Are Carbon Offsets Effective?
The effectiveness of carbon offsets in combating climate change is widely debated. While offsets are promoted as a way to neutralize emissions, there are several concerns about their ability to deliver real environmental benefits.
- Permanence and Additionality: For carbon offsets to be effective, the reductions they promise must be permanent and additional. Permanence refers to the lasting impact of the offset. For example, if trees planted through a reforestation project are cut down or destroyed by a wildfire, the stored carbon is released back into the atmosphere, undermining the intended benefits. Additionality means that the reductions wouldn’t have occurred without the financial support from offset buyers.
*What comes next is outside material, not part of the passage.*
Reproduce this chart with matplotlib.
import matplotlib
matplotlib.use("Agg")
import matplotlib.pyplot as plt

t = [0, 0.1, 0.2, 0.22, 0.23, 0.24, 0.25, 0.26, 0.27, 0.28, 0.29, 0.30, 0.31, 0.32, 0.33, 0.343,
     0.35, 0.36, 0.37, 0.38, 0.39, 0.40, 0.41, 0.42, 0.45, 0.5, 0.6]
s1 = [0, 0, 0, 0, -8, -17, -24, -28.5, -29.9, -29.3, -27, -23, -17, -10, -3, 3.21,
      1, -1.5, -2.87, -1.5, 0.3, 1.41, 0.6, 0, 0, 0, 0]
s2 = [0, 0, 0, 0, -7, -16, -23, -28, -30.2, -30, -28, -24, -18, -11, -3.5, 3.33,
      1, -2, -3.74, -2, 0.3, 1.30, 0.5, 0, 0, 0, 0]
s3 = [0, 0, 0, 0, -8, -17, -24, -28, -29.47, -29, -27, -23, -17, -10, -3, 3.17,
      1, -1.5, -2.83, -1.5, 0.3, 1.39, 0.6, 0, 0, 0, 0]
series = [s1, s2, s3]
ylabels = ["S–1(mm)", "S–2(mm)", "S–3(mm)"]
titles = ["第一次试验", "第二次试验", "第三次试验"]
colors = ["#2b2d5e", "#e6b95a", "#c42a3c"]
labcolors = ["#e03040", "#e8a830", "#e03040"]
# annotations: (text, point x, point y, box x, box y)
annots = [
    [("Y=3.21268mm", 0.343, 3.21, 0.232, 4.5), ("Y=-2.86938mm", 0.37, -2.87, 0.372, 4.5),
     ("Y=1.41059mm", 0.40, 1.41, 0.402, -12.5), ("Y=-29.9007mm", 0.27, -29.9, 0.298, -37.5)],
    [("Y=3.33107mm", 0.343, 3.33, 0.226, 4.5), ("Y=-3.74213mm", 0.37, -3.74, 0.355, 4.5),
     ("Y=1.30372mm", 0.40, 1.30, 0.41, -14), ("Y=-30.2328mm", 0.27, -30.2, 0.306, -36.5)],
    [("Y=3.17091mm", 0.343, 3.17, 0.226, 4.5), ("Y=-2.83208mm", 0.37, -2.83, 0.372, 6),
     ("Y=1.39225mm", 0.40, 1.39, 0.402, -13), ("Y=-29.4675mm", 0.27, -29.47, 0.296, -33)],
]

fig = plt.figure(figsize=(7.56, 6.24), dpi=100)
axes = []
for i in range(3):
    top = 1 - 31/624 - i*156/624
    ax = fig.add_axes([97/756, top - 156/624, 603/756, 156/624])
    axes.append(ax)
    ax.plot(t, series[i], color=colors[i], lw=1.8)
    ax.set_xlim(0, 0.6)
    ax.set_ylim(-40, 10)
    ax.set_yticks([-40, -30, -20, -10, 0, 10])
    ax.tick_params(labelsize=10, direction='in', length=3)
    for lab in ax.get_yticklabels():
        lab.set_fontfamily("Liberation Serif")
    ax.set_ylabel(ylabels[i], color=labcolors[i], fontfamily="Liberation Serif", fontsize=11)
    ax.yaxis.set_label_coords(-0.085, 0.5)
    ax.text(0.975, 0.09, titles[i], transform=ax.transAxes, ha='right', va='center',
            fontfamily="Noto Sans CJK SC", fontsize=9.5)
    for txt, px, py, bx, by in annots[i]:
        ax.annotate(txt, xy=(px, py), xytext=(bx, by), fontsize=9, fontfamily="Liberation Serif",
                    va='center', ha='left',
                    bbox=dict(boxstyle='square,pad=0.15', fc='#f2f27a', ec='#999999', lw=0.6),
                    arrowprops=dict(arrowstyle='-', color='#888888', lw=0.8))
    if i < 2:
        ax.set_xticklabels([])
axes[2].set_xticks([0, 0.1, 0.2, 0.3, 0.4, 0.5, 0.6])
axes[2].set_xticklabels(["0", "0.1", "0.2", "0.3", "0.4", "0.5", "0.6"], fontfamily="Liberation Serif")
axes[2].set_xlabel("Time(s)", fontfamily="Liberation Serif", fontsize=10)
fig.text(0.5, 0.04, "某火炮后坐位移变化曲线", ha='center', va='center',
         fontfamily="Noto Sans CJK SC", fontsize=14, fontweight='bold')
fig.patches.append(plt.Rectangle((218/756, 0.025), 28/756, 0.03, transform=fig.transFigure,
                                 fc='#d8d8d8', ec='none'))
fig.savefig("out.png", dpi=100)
In some cases, projects may already have been economically viable without the offset funding, which challenges the notion of additionality.
- Leakage: Another issue is leakage, where the emissions reduced in one area cause an increase in emissions elsewhere. For instance, protecting one forest from deforestation may simply push logging activities to another area, negating the benefits.
- Quality and Transparency: The quality of carbon offsets varies significantly. Some projects may not deliver the promised reductions or may not be properly verified, raising concerns about transparency and accountability. There are also worries about the lack of a standardized global system for measuring, verifying, and tracking the effectiveness of carbon offset projects.
- Delay in Decarbonization: Critics argue that carbon offsets may provide a convenient way for companies to delay real decarbonization efforts. Instead of focusing on reducing their own emissions, businesses may rely on offsets as an easier and cheaper alternative, which does not drive the systemic change needed to address climate change at its root.
- Market Limitations: The supply of high-quality offsets is limited, and as demand increases, prices may rise, potentially pricing out smaller buyers or making it harder for offset markets to scale effectively.
Conclusion
Carbon offsets offer a practical way to balance emissions in sectors where decarbonization is challenging. They allow companies and individuals to take action in reducing their environmental impact, and they fund important projects that can have a positive effect on the climate. However, their effectiveness depends heavily on project quality, transparency, and a commitment to direct emissions reductions. Carbon offsets should be seen as one tool among many, not a substitute for comprehensive climate action.